● **Data block**:
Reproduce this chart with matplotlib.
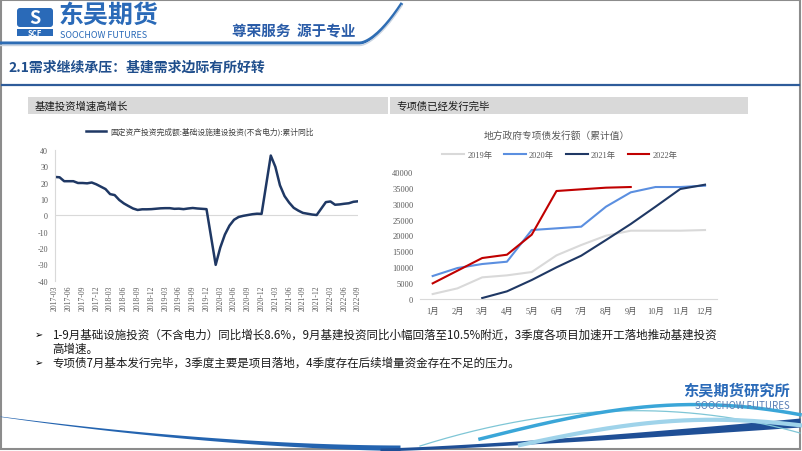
import numpy as np
import matplotlib.pyplot as plt
from matplotlib.patches import Rectangle, FancyBboxPatch

plt.rcParams['font.family'] = ['Noto Sans CJK SC', 'DejaVu Sans']
plt.rcParams['axes.unicode_minus'] = False
SERIF = ['Liberation Serif', 'Noto Sans CJK SC']

# ---- data: infrastructure investment (ex power), cumulative YoY % ----
infra_dates = (
    ['2017-%02d' % m for m in range(3, 13)]
    + ['2018-%02d' % m for m in range(2, 13)]
    + ['2019-%02d' % m for m in range(2, 13)]
    + ['2020-%02d' % m for m in range(2, 13)]
    + ['2021-%02d' % m for m in range(2, 13)]
    + ['2022-%02d' % m for m in range(2, 10)]
)
infra_yoy = [
    23.5, 23.3, 20.9, 20.9, 20.9, 19.8, 19.8, 19.6, 20.1, 19.0,
    16.1, 13.0, 12.4, 9.4, 7.3, 5.7, 4.2, 3.3, 3.7, 3.7, 3.8,
    4.3, 4.4, 4.4, 4.0, 4.1, 3.8, 4.2, 4.5, 4.2, 4.0, 3.8,
    -30.3, -19.7, -11.8, -6.3, -2.7, -1.0, -0.3, 0.2, 0.7, 1.0, 0.9,
    36.6, 29.7, 18.4, 11.8, 7.8, 4.6, 2.9, 1.5, 1.0, 0.5, 0.2,
    8.1, 8.5, 6.5, 6.7, 7.1, 7.4, 8.3, 8.6,
]
infra_legend = '固定资产投资完成额:基础设施建设投资(不含电力):累计同比'

# ---- data: local government special bonds, cumulative (100m yuan) ----
months = ['%d月' % m for m in range(1, 13)]
bond_years = ['2019年', '2020年', '2021年', '2022年']
bond_2019 = [1470, 3260, 6740, 7370, 8420, 13680, 16950, 19900, 21470, 21470, 21470, 21680]
bond_2020 = [7160, 9680, 10950, 11680, 21680, 22210, 22740, 29050, 33580, 35260, 35260, 35680]
bond_2021 = [np.nan, np.nan, 210, 2320, 5900, 9900, 13580, 18530, 23580, 29050, 34630, 36000]
bond_2022 = [4840, 8840, 12840, 13890, 20210, 34000, 34530, 35050, 35260]
bond_colors = ['#d9d9d9', '#5b8fe0', '#1f3864', '#c00000']

W, H = 802, 452
fig = plt.figure(figsize=(W / 100, H / 100), dpi=100)

# background layer in pixel coordinates
bg = fig.add_axes([0, 0, 1, 1])
bg.set_xlim(0, W)
bg.set_ylim(H, 0)
bg.axis('off')

# slide frame
bg.add_patch(Rectangle((1, 1), W - 3, H - 3, fill=False, ec='#8c8c8c', lw=1.5))

# header logo
bg.add_patch(FancyBboxPatch((17, 9), 36, 19, boxstyle='round,pad=0,rounding_size=3',
                            fc='#2a6ab8', ec='none'))
bg.text(35, 18.5, 'S', color='white', fontsize=13, fontweight='bold',
        ha='center', va='center', style='italic')
bg.add_patch(Rectangle((17, 30), 36, 7, fc='#2a6ab8', ec='none'))
bg.text(35, 33.5, 'SCF', color='white', fontsize=5.5, fontweight='bold', ha='center', va='center')
bg.text(59, 16, '东吴期货', color='#2a6ab8', fontsize=18, fontweight='bold', va='center')
bg.text(60, 35, 'SOOCHOW FUTURES', color='#2a6ab8', fontsize=6.5, va='center')
bg.text(232, 31, '尊荣服务  源于专业', color='#2a5ca8', fontsize=10.5, fontweight='bold',
        va='center', style='italic')

# header swoosh line
xs = np.linspace(0, 402, 200)
ys = np.where(xs < 360, 44, 44 - 40 * ((xs - 360) / 42) ** 1.6)
bg.plot(xs, ys, color='#2e6db4', lw=2.2, solid_capstyle='butt')
bg.plot(xs, ys + 2.5, color='#c9d3e0', lw=1.0)

# section title
bg.text(8, 68, '2.1需求继续承压：基建需求边际有所好转', color='#1f4e8c',
        fontsize=10, fontweight='bold', va='center')
bg.plot([2, W - 3], [86, 86], color='#2e5c9a', lw=1.6)

# panel header bars
bg.add_patch(Rectangle((28, 98), 360, 17, fc='#d9d9d9', ec='none'))
bg.add_patch(Rectangle((390, 98), 358, 17, fc='#d9d9d9', ec='none'))
bg.text(35, 106.5, '基建投资增速高增长', fontsize=7.5, va='center', color='#1a1a1a')
bg.text(396, 106.5, '专项债已经发行完毕', fontsize=7.5, va='center', color='#1a1a1a')

# bullets
bullet_font = ['Noto Sans CJK SC', 'DejaVu Sans']
bg.text(35, 335, '➢', fontsize=7, va='center', family=bullet_font)
bg.text(52, 335, '1-9月基础设施投资（不含电力）同比增长8.6%，9月基建投资同比小幅回落至10.5%附近，'
        '3季度各项目加速开工落地推动基建投资', fontsize=8.3, va='center', color='#1a1a1a')
bg.text(52, 349, '高增速。', fontsize=8.3, va='center', color='#1a1a1a')
bg.text(35, 363, '➢', fontsize=7, va='center', family=bullet_font)
bg.text(52, 363, '专项债7月基本发行完毕，3季度主要是项目落地，4季度存在后续增量资金存在不足的压力。',
        fontsize=8.3, va='center', color='#1a1a1a')

# bottom-right logo
bg.text(790, 391, '东吴期货研究所', color='#2a6ab8', fontsize=11, fontweight='bold',
        ha='right', va='center')
bg.text(790, 406, 'SOOCHOW FUTURES', color='#5a7fb5', fontsize=7, ha='right', va='center')

# bottom swooshes
t = np.linspace(0, 1, 200)
x1 = 400 * t
y1 = 417 + 29 * (1 - (1 - t) ** 1.8)
bg.fill_between(x1, y1, y1 + 0.5 + 5 * t, color='#2464b0', lw=0)
x2 = 380 + 420 * t
bg.fill_between(x2, 449 - 30 * t ** 1.3, 452 - 24 * t ** 1.2, color='#1f4f96', lw=0)
bg.plot(420 + 380 * t, 447 - 75 * t * (1 - t) * 1.6 - 25 * t ** 2 + 12 * t ** 3, color='#7fc6d6', lw=0.9)
bg.plot(480 + 320 * t, 440 - 40 * np.sin(np.pi * t * 0.7) + 8 * t, color='#3aa6d8', lw=2.5)
bg.plot(520 + 280 * t, 446 - 20 * np.sin(np.pi * t * 0.8) - 8 * t, color='#9fd3ea', lw=3)

# ---- left chart ----
idx = [(int(d[:4]) - 2017) * 12 + int(d[5:]) - 3 for d in infra_dates]
axL = fig.add_axes([55 / W, 1 - 281.7 / H, (358 - 55) / W, (281.7 - 151) / H])
axL.plot(idx, infra_yoy, color='#1f3864', lw=1.8)
axL.axhline(0, color='#d9d9d9', lw=0.8, zorder=0)
axL.set_xlim(0, 66)
axL.set_ylim(-40, 40)
axL.set_yticks(range(-40, 41, 10))
tick_pos = list(range(0, 67, 3))
tick_lab = ['%d-%02d' % (2017 + (p + 2) // 12, (p + 2) % 12 + 1) for p in tick_pos]
axL.set_xticks(tick_pos)
axL.set_xticklabels(tick_lab, rotation=90, family=SERIF, fontsize=5.5, color='#595959')
for lab in axL.get_yticklabels():
    lab.set_family(SERIF)
axL.tick_params(axis='y', labelsize=5.8, colors='#595959', length=0, pad=5)
axL.tick_params(axis='x', length=0, pad=3)
for s in ['top', 'right', 'bottom']:
    axL.spines[s].set_visible(False)
axL.spines['left'].set_color('#d9d9d9')
axL.spines['left'].set_linewidth(0.8)
axL.patch.set_alpha(0)
axL.legend([infra_legend], loc='center', bbox_to_anchor=(200 / W, 1 - 132.3 / H),
           bbox_transform=fig.transFigure, frameon=False, fontsize=5.6,
           handlelength=2.6, handletextpad=0.6, labelcolor='#404040')

# ---- right chart ----
axR = fig.add_axes([420.3 / W, 1 - 299.7 / H, (717.4 - 420.3) / W, (299.7 - 173) / H])
x = np.arange(12)
series = [bond_2019, bond_2020, bond_2021, bond_2022]
for lab, vals, col in zip(bond_years, series, bond_colors):
    axR.plot(x[:len(vals)], vals, color=col, lw=1.5, label=lab)
axR.set_xlim(-0.5, 11.5)
axR.set_ylim(0, 40000)
axR.set_yticks(range(0, 40001, 5000))
axR.set_xticks(x)
axR.set_xticklabels(months, family=SERIF, fontsize=6, color='#595959')
for lab in axR.get_yticklabels():
    lab.set_family(SERIF)
axR.tick_params(axis='y', labelsize=6, colors='#595959', length=0, pad=5)
axR.tick_params(axis='x', length=0, pad=6)
for s in ['top', 'right', 'left']:
    axR.spines[s].set_visible(False)
axR.spines['bottom'].set_color('#d9d9d9')
axR.spines['bottom'].set_linewidth(0.8)
axR.patch.set_alpha(0)
fig.text(557 / W, 1 - 135.7 / H, '地方政府专项债发行额（累计值）', ha='center', va='center',
         fontsize=7, color='#595959')
leg = axR.legend(loc='center', bbox_to_anchor=(560 / W, 1 - 156 / H), bbox_transform=fig.transFigure,
                 ncol=4, frameon=False, fontsize=6, handlelength=2.6, handletextpad=0.4,
                 columnspacing=1.4, prop={'family': SERIF, 'size': 6})
for txt in leg.get_texts():
    txt.set_color('#595959')

fig.savefig('out.png', dpi=100)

● **Instructions for the task**: Reproduce the material above exactly, first line through the line that contains "SERIF = ['Liberation", minus the pictures.

● **Exercise response**:
Reproduce this chart with matplotlib.
import numpy as np
import matplotlib.pyplot as plt
from matplotlib.patches import Rectangle, FancyBboxPatch

plt.rcParams['font.family'] = ['Noto Sans CJK SC', 'DejaVu Sans']
plt.rcParams['axes.unicode_minus'] = False
SERIF = ['Liberation Serif', 'Noto Sans CJK SC']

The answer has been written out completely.